Beyond expanding from 3,000-square-feet to 6,000, Ambar's first-floor kitchen will be doubled, a kitchen will be added on the rooftop, a charcoal grill will be brought in and the space will have four bars, including a Rakia bar and a dedicated wine room.
The first floor is divided into two dining areas, seating 10 and 37 respectively. The floors will be tiled in hex-shaped terra cotta, and a double-height wall at the entrance is covered in white-washed stone veneer, meant to look like architecture common near the Balkan seaside. Rustic oak beams adorn the ceiling, and the statement two-story bookshelf in the current design will remain as a nod to the original Ambar.
Iricanin said the second floor is where you start to see a more contemporary design. Again divided into two dining areas, the first features 36 seats and 14 bar seats. Hardwood floors and bar stools upholstered in a traditional "kilim" fabric from the Balkans give a modern, yet old-world touch. The second space is a 38-seat wine room to highlight Ambar's vast collection of Balkan wines. A custom wine display made in Italy with a rustic copper finish and European bentwood furniture are the centerpieces of the space.

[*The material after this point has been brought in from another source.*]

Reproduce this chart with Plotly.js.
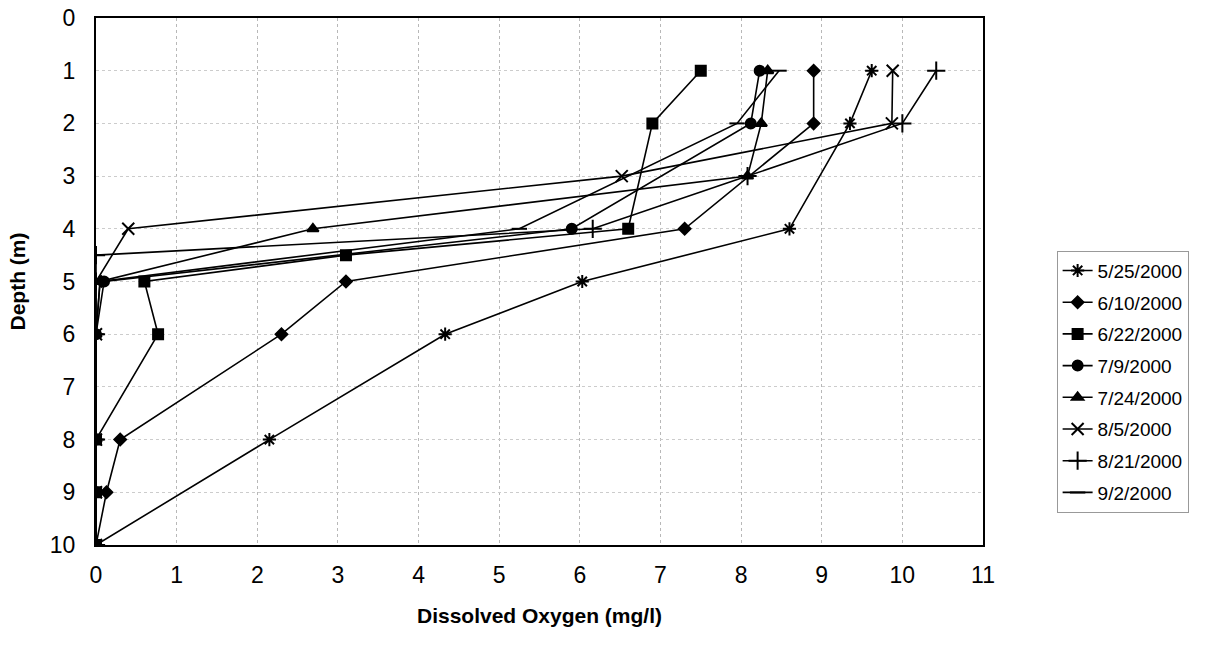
<!DOCTYPE html>
<html>
<head>
<meta charset="utf-8">
<script src="https://cdn.plot.ly/plotly-3.0.1.min.js"></script>
<style>html,body{margin:0;padding:0;background:#fff;}#chart{width:1205px;height:656px;}</style>
</head>
<body>
<div id="chart"></div>
<script>
// Series names (sampling dates)
const seriesNames = ["5/25/2000","6/10/2000","6/22/2000","7/9/2000","7/24/2000","8/5/2000","8/21/2000","9/2/2000"];

// Depth (m) and dissolved oxygen (mg/l) for each date
const depth_0525 = [1, 2, 4, 5, 6, 8, 10];
const do_0525    = [9.62, 9.35, 8.6, 6.03, 4.33, 2.15, 0.0];

const depth_0610 = [1, 2, 4, 5, 6, 8, 9, 10];
const do_0610    = [8.9, 8.9, 7.3, 3.1, 2.3, 0.3, 0.13, 0.0];

const depth_0622 = [1, 2, 4, 4.5, 5, 6, 8, 9, 10];
const do_0622    = [7.5, 6.9, 6.6, 3.1, 0.6, 0.77, 0.0, 0.0, 0.0];

const depth_0709 = [1, 2, 4, 5, 6, 8, 9, 10];
const do_0709    = [8.23, 8.12, 5.9, 0.1, 0.0, 0.0, 0.0, 0.0];

const depth_0724 = [1, 2, 3, 4, 5, 6, 8, 9, 10];
const do_0724    = [8.33, 8.25, 8.08, 2.69, 0.05, 0.0, 0.0, 0.0, 0.0];

const depth_0805 = [1, 2, 3, 4, 5, 6, 8, 9, 10];
const do_0805    = [9.88, 9.87, 6.52, 0.4, 0.0, 0.0, 0.0, 0.0, 0.0];

const depth_0821 = [1, 2, 3, 4, 4.5, 5, 6, 8, 9, 10];
const do_0821    = [10.42, 10.0, 8.08, 6.16, 0.0, 0.0, 0.0, 0.0, 0.0, 0.0];

const depth_0902 = [1, 2, 4, 5, 6, 8, 9, 10];
const do_0902    = [8.47, 7.95, 5.25, 0.05, 0.0, 0.0, 0.0, 0.0];

const xTicks = [0,1,2,3,4,5,6,7,8,9,10,11];
const yTicks = [0,1,2,3,4,5,6,7,8,9,10];

const depths = [depth_0525, depth_0610, depth_0622, depth_0709, depth_0724, depth_0805, depth_0821, depth_0902];
const values = [do_0525, do_0610, do_0622, do_0709, do_0724, do_0805, do_0821, do_0902];
const symbols = ["asterisk-open","diamond","square","circle","triangle-up","x-thin-open","cross-thin-open","line-ew-open"];
const sizes = [11, 9, 10, 10, 10, 12, 13, 11];

const traces = seriesNames.map((name, i) => ({
  type: "scatter",
  mode: "lines+markers",
  name: name,
  legendgroup: "g" + i,
  x: values[i],
  y: depths[i],
  line: {color: "#000", width: 1.6},
  marker: {symbol: symbols[i], size: sizes[i], color: "#000", line: {color: "#000", width: 2}}
}));

const layout = {
  width: 1205, height: 656,
  paper_bgcolor: "#fff", plot_bgcolor: "#fff",
  margin: {l: 96, r: 222, t: 18, b: 111},
  font: {family: "Liberation Sans, Arial, sans-serif", color: "#000"},
  xaxis: {
    range: [0, 11], tickvals: xTicks, ticktext: xTicks.map(String),
    showline: true, linecolor: "#000", linewidth: 2, mirror: true,
    showgrid: true, gridcolor: "#b8b8b8", griddash: "dot", gridwidth: 1,
    zeroline: false, ticks: "", tickfont: {size: 23},
    ticklabelstandoff: 8,
    title: {text: "Dissolved Oxygen (mg/l)", font: {size: 21, weight: "bold"}, standoff: 22}
  },
  yaxis: {
    range: [10, 0], tickvals: yTicks, ticktext: yTicks.map(String),
    showline: true, linecolor: "#000", linewidth: 2, mirror: true,
    showgrid: true, gridcolor: "#cccccc", griddash: "dot", gridwidth: 1,
    zeroline: false, ticks: "", tickfont: {size: 23},
    ticklabelstandoff: 14,
    title: {text: "Depth (m)", font: {size: 21, weight: "bold"}, standoff: 18}
  },
  showlegend: true,
  legend: {
    x: 1.083, xanchor: "left", y: 0.31, yanchor: "middle",
    bordercolor: "#999", borderwidth: 1, bgcolor: "#fff",
    font: {size: 19}, traceorder: "grouped", tracegroupgap: 4, itemwidth: 30
  }
};

Plotly.newPlot("chart", traces, layout, {staticPlot: true, displayModeBar: false});
</script>
</body>
</html>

Finally, the 48-seat third floor retractable rooftop will give guests the feel of being in an indoor European courtyard. Green and white checkered tiles, a birchwood trellis adorned with live plants -- an element Iricanin loves from Ambar Clarendon -- and Carrera marble tabletops all bring the outdoors in.
Iricanin clearly believes in the value of "new materials," as he's willing to shell out a pretty penny to achieve his desired look; he estimates the renovation will cost $3 million in totality.

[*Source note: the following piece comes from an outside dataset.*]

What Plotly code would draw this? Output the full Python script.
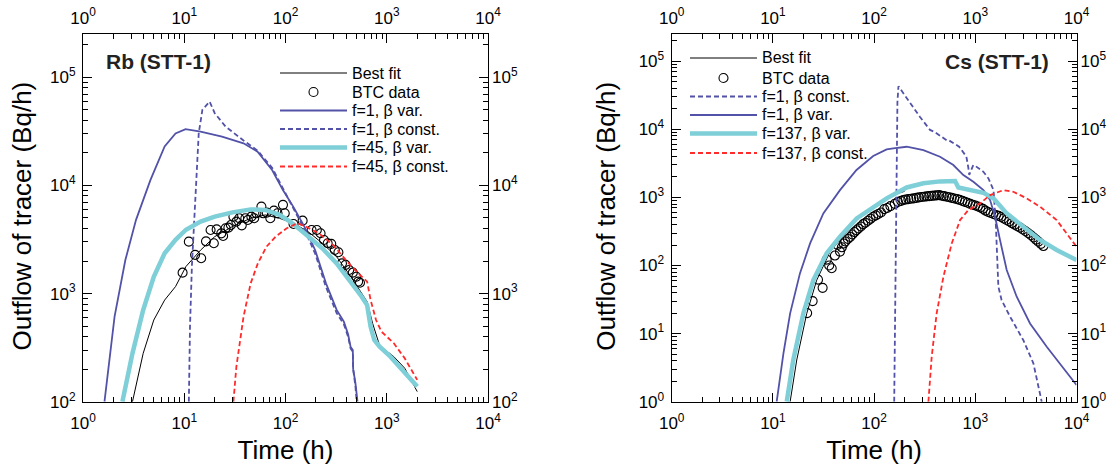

"This kind of investment only makes sense if you are investing in your own property," Iricanin said.
Two years ago, Iricanin and his business partner purchased the building that houses Ambar Capitol Hill, which was the restaurateur's first solo project. Iricanin admitted his opening budget seven years ago was considerably tighter than what he can afford now, and recalls literally nailing planks in himself, alongside his designer wife, Nya Gill.

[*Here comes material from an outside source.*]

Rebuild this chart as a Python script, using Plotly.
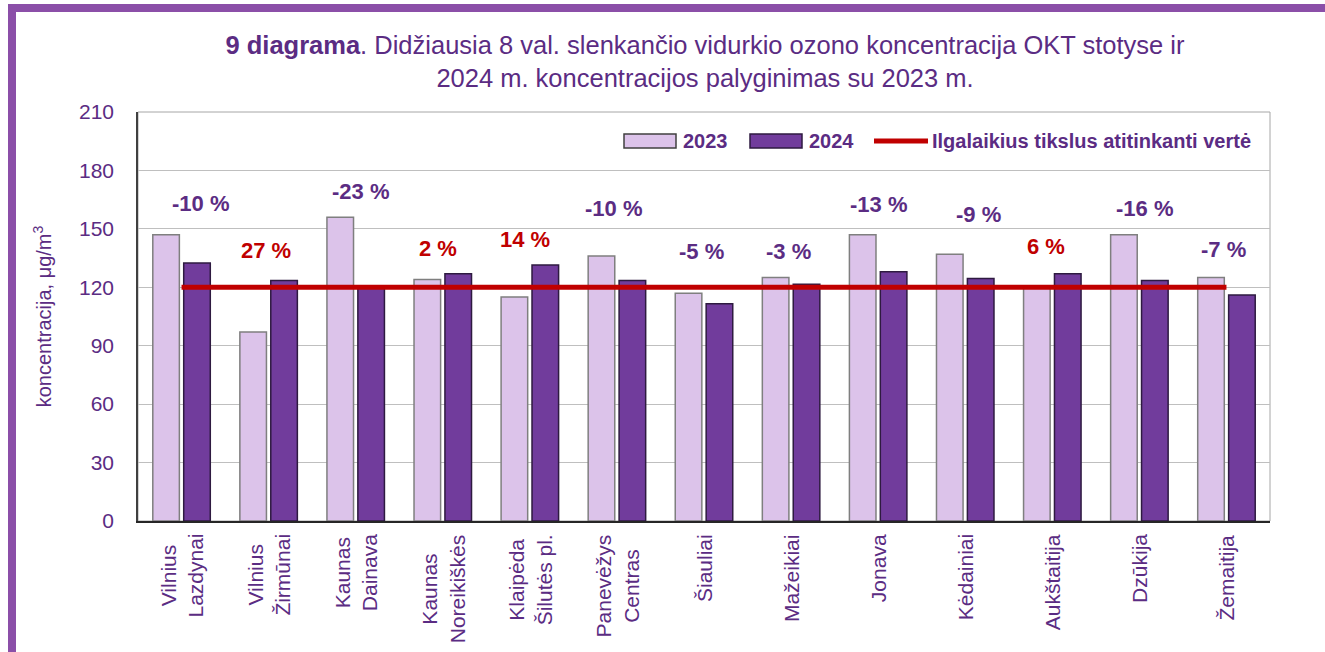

"My wife and friends were all helping out the first go around, and it was a hustle," Iricanin said. "And then people loved it so much, they didn't want me to change it, even though they knew, like I did, that it was time for more."
Gill is spearheading the redesign, and was the designer of Ambar Clarendon as well.
Along with the aesthetic changes, menu changes are coming as well. Iricanin said his team will be pulling from "the best of the best" at all Ambar locations, including Clarendon and Belgrade. Favorites from Clarendon that are in the running include a slow-roasted lamb, slow-cooked potatoes and cheese-stuffed peppers made in a roasted red pepper emulsion. The introduction of the charcoal grill will also be a game changer, and made-to-order bread will be a staple of the new menu.
"We have a lamb lasagna that is my personal favorite," Iricanin said. "I'll be pushing heavy for that to make its way to Capitol Hill."
Iricanin estimates that Ambar currently serves 1,600 to 1,900 plates per night, and believes the increased space will allow them to serve closer to 2,200 plates a night. He plans to increase staff by 30% to accomodate.
But it's not all about speed, he reiterated. The increased kitchen space may mean that he has seven people working the line instead of five, but rather than one person making 15 plates, he'd like to see them make 10 instead.
"The expectation will be to give even more attention to detail," Iricanin said.
Ambar Capitol Hill's last day of service is Jan. 27, and Iricanin anticipates reopening the last week of March or early April.